The second contrarian insight: The US embassy warning itself is a data point for intelligence collection. By publicizing a specific shelter-in-place order, the US revealed that it had high-confidence signals intelligence on the drone's flight path. Iran now knows the limits of US monitoring. This is a double-edged sword for crypto privacy advocates: if the US can track drone operators via chain analysis, it can also track the IRGC's USDT wallets. The very transactions I observed are surveilled. The next step is that the US Treasury will sanction those addresses, and then the cat-and-mouse game accelerates. Contrarian trade: buy privacy coins and decentralized identity protocols. The narrative of 'on-chain anonymity' is about to get its biggest real-world test since the Tornado Cash sanctions.

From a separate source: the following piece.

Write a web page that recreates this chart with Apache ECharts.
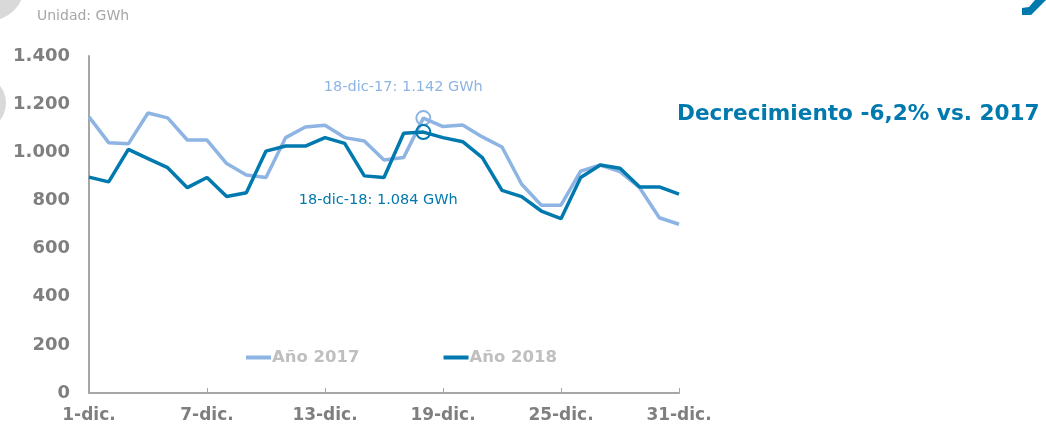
<!DOCTYPE html>
<html>
<head>
<meta charset="utf-8">
<script src="https://cdn.jsdelivr.net/npm/echarts@6/dist/echarts.min.js"></script>
<style>html,body{margin:0;padding:0;background:#fff}#c{width:1046px;height:424px}</style>
</head>
<body>
<div id="c"></div>
<script>
const days = [];
for (let d = 1; d <= 31; d++) days.push(d + '-dic.');
const serie2017 = [1147,1040,1035,1163,1143,1051,1051,953,906,895,1061,1105,1112,1061,1047,968,978,1142,1107,1113,1064,1022,867,780,780,922,947,920,853,728,701];
const serie2018 = [897,877,1012,974,936,853,895,816,832,1005,1026,1026,1061,1037,902,895,1079,1084,1061,1044,978,842,816,756,724,895,947,934,856,856,826];
const yTicks = [0,200,400,600,800,1000,1200,1400];
const names = ['Año 2017','Año 2018'];
const highlightIndex = 17;
const noteTitle = 'Decrecimiento -6,2% vs. 2017';
const unitText = 'Unidad: GWh';

const C17 = '#8DB4E2', C18 = '#0079AE';
const fmt = v => String(v).replace(/\B(?=(\d{3})+(?!\d))/g, '.');
const F = '"DejaVu Sans", Verdana, sans-serif';

const chart = echarts.init(document.getElementById('c'), null, {renderer:'canvas'});
function mp(color, val, label, off) {
  return {
    symbol: 'circle', symbolSize: 14, silent: true,
    itemStyle: {color: 'rgba(255,255,255,0)', borderColor: color, borderWidth: 2},
    label: {show: true, formatter: label, color: color, fontFamily: F, fontSize: 14.5, offset: off, position: 'inside'},
    data: [{coord: [highlightIndex, val]}]
  };
}
chart.setOption({
  animation: false,
  textStyle: {fontFamily: F},
  grid: {left: 89, right: 367, top: 56, bottom: 31},
  graphic: [
    {type: 'circle', shape: {cx: -12, cy: -16, r: 37}, style: {fill: '#D9D9D9'}},
    {type: 'circle', shape: {cx: -22, cy: 103, r: 28}, style: {fill: '#D9D9D9'}},
    {type: 'polygon', shape: {points: [[1022,15],[1022,8],[1029,7],[1035,0],[1046,0],[1031,15]]}, style: {fill: C18}},
    {type: 'text', left: 37, top: 9, style: {text: unitText, fill: '#A6A6A6', font: '14px ' + F}},
    {type: 'text', left: 677, top: 103, style: {text: noteTitle, fill: C18, font: 'bold 21.6px ' + F}}
  ],
  legend: {
    left: 241, top: 344, itemGap: 84, itemWidth: 25, itemHeight: 4, icon: 'rect',
    data: names,
    textStyle: {color: '#BFBFBF', fontWeight: 'bold', fontSize: 16.5, fontFamily: F, padding: [0,0,0,-4]}
  },
  xAxis: {
    type: 'category', data: days, boundaryGap: false,
    axisLine: {lineStyle: {color: '#A6A6A6', width: 2}},
    axisTick: {inside: true, length: 5, interval: 5, lineStyle: {color: '#A6A6A6'}},
    axisLabel: {interval: 5, color: '#7F7F7F', fontWeight: 'bold', fontSize: 17, margin: 14, fontFamily: F}
  },
  yAxis: {
    type: 'value', min: 0, max: 1400, interval: 200,
    axisLine: {show: true, lineStyle: {color: '#A6A6A6', width: 2}},
    axisTick: {show: false},
    splitLine: {show: false},
    axisLabel: {color: '#7F7F7F', fontWeight: 'bold', fontSize: 18, margin: 19, fontFamily: F, formatter: v => fmt(v)}
  },
  series: [
    {name: names[0], type: 'line', data: serie2017, symbol: 'none', lineStyle: {color: C17, width: 3.5}, itemStyle: {color: C17},
     markPoint: mp(C17, serie2017[highlightIndex], '18-dic-17: ' + fmt(serie2017[highlightIndex]) + ' GWh', [-20, -31])},
    {name: names[1], type: 'line', data: serie2018, symbol: 'none', lineStyle: {color: C18, width: 3.5}, itemStyle: {color: C18},
     markPoint: mp(C18, serie2018[highlightIndex], '18-dic-18: ' + fmt(serie2018[highlightIndex]) + ' GWh', [-45, 68])}
  ]
});
</script>
</body>
</html>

When the logic fails, the chaos begins—but chaos also creates the opportunity for forking the narrative. Most analysts will write about oil prices and war premiums. I am writing about the infrastructure that survives a drone strike on a neutral port. That infrastructure will be the backbone of the next crypto cycle, and it is being built right now, in the margins of the panic.

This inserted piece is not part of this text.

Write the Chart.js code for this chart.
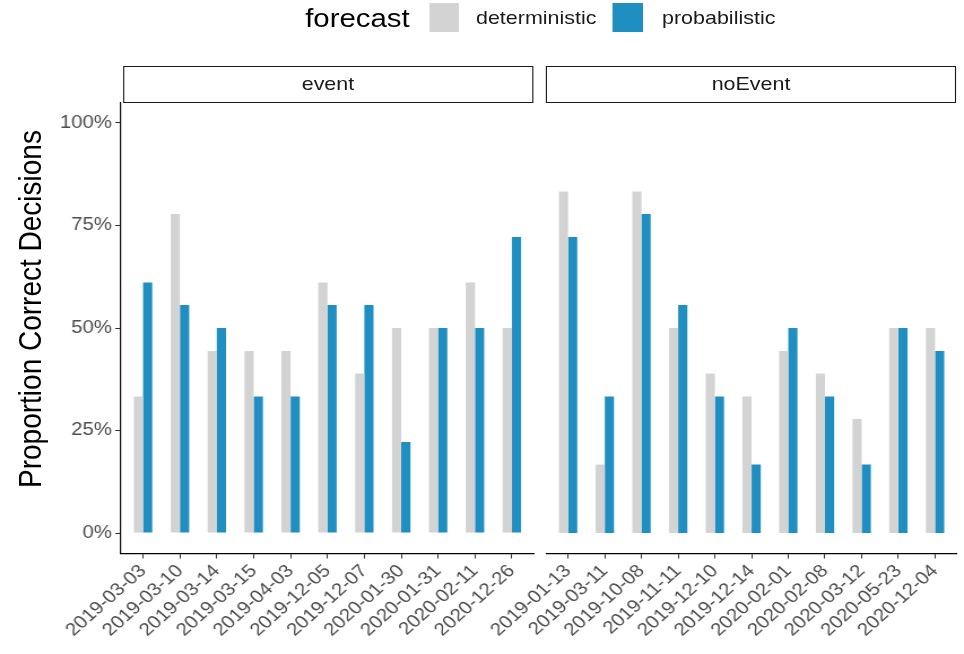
<!DOCTYPE html>
<html>
<head>
<meta charset="utf-8">
<script src="https://cdn.jsdelivr.net/npm/chart.js@4.4.1/dist/chart.umd.min.js"></script>
<style>
  html, body { margin: 0; padding: 0; background: #fff; overflow: hidden; }
  body { width: 964px; height: 654px; position: relative; }
  /* whole figure is laid out 853px wide and stretched to 964px */
  #page {
    position: absolute; left: 0; top: 0; width: 853px; height: 654px;
    transform: scaleX(1.1301); transform-origin: 0 0;
    font-family: "Liberation Sans", Arial, sans-serif; color: #1a1a1a;
  }
  .abs { position: absolute; white-space: nowrap; }
  .key { position: absolute; top: 3px; width: 26.5px; height: 29px; }
  .legend-text { top: 0; height: 36px; line-height: 36px; font-size: 19px; }
  .strip {
    position: absolute; top: 66px; height: 36.5px; box-sizing: border-box;
    border: 1.3px solid #1a1a1a; background: #fff;
    text-align: center; line-height: 34px; font-size: 19px;
  }
  #ytitle {
    left: -173.5px; top: 288.5px; width: 400px; height: 40px; line-height: 40px;
    text-align: center; font-size: 28px; color: #000; transform: rotate(-90deg);
  }
  canvas { position: absolute; top: 0; }
</style>
</head>
<body>
<div id="page">
  <div class="abs" style="left:270px; top:0; height:36px; line-height:36px; font-size:26px; color:#000;">forecast</div>
  <div class="key" style="left:379.6px; background:#d3d3d3;"></div>
  <div class="abs legend-text" style="left:421.2px;">deterministic</div>
  <div class="key" style="left:542.4px; background:#1f8ec1;"></div>
  <div class="abs legend-text" style="left:585.8px;">probabilistic</div>

  <div class="strip" style="left:108.8px; width:362.8px;">event</div>
  <div class="strip" style="left:483.2px; width:362.8px;">noEvent</div>

  <div id="ytitle" class="abs">Proportion Correct Decisions</div>

  <!-- the right canvas starts early so its rotated labels have room on the left -->
  <canvas id="left" width="478" height="654" style="left:0;"></canvas>
  <canvas id="right" width="473" height="654" style="left:380px;"></canvas>
</div>

<script>
// facet: event
const eventDates = ["2019-03-03", "2019-03-10", "2019-03-14", "2019-03-15", "2019-04-03", "2019-12-05",
                    "2019-12-07", "2020-01-30", "2020-01-31", "2020-02-11", "2020-12-26"];
const eventDeterministic = [33.3, 77.8, 44.4, 44.4, 44.4, 61.1, 38.9, 50, 50, 61.1, 50];
const eventProbabilistic = [61.1, 55.6, 50, 33.3, 33.3, 55.6, 55.6, 22.2, 50, 50, 72.2];

// facet: noEvent
const noEventDates = ["2019-01-13", "2019-03-11", "2019-10-08", "2019-11-11", "2019-12-10", "2019-12-14",
                      "2020-02-01", "2020-02-08", "2020-03-12", "2020-05-23", "2020-12-04"];
const noEventDeterministic = [83.3, 16.7, 83.3, 50, 38.9, 33.3, 44.4, 38.9, 27.8, 50, 50];
const noEventProbabilistic = [72.2, 33.3, 77.8, 55.6, 33.3, 16.7, 50, 33.3, 16.7, 50, 44.4];

const yTicks = [0, 25, 50, 75, 100];

const GREY = "#d3d3d3";
const BLUE = "#1f8ec1";
const FONT = "'Liberation Sans', Arial, sans-serif";

function toPoints(values) {
  return values.map((v, i) => ({ x: i, y: v }));
}

function panel(id, dates, det, prob, showY, padLeft, padRight) {
  return new Chart(document.getElementById(id), {
    type: "bar",
    data: {
      datasets: [
        { label: "deterministic", data: toPoints(det), backgroundColor: GREY },
        { label: "probabilistic", data: toPoints(prob), backgroundColor: BLUE }
      ]
    },
    options: {
      responsive: false,
      animation: false,
      layout: { padding: { top: 102.5, left: padLeft, right: padRight, bottom: 0 } },
      datasets: { bar: { categoryPercentage: 0.5, barPercentage: 1 } },
      plugins: { legend: { display: false }, tooltip: { enabled: false } },
      scales: {
        x: {
          type: "linear",
          min: -0.6,
          max: 10.6,
          offset: false,
          afterBuildTicks: (s) => { s.ticks = dates.map((d, i) => ({ value: i })); },
          // rotated labels may hang outside the panel; keep the panel width fixed
          afterFit: (s) => { s.height = 100.5; s.paddingLeft = 0; s.paddingRight = 0; },
          border: { display: true, color: "#000", width: 1.2 },
          grid: { display: true, drawOnChartArea: false, drawTicks: true, tickLength: 5, color: "#333", offset: false },
          ticks: {
            autoSkip: false,
            minRotation: 45,
            maxRotation: 45,
            padding: 2,
            color: "#4d4d4d",
            font: { family: FONT, size: 18 },
            callback: (v, i) => dates[i]
          }
        },
        y: {
          display: showY,
          min: -5,
          max: 105,
          afterBuildTicks: (s) => { s.ticks = yTicks.map((v) => ({ value: v })); },
          afterFit: (s) => {
            if (!showY) return;
            s.width = 107; s.paddingTop = 0; s.paddingBottom = 0;
          },
          border: { display: true, color: "#000", width: 1.2 },
          grid: { display: true, drawOnChartArea: false, drawTicks: true, tickLength: 5, color: "#333" },
          ticks: {
            padding: 3,
            color: "#4d4d4d",
            font: { family: FONT, size: 18 },
            callback: (v) => v + "%"
          }
        }
      }
    }
  });
}

panel("left", eventDates, eventDeterministic, eventProbabilistic, true, 0, 5.5);
panel("right", noEventDates, noEventDeterministic, noEventProbabilistic, false, 103.2, 6.1);
</script>
</body>
</html>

Takeaway: The Next Narrative Will Be About Territorial Resilience
The drone strikes in Oman are not a call to buy or sell Bitcoin. They are a call to reconsider what 'safe haven' means in a world where a single drone can disrupt a strategic strait. The market is still pricing this event as a one-off shock. It is not. It is the opening gambit in a longer contest over who controls the off-ramps and on-ramps between the physical economy and the digital ledger. The next narrative will not be 'crypto as digital gold'—that framing is too passive. It will be 'crypto as territorial resilience,' the ability to settle value in contested geography without permission. The question is: when the logic fails and the chaos begins, will your position have the fuel to weather the fork? The validator's eye sees what the chart hides. I have run the nodes, tracked the addresses, and read the data. The signal is clear: the infrastructure is ready. The narrative is not. That is where the alpha lives.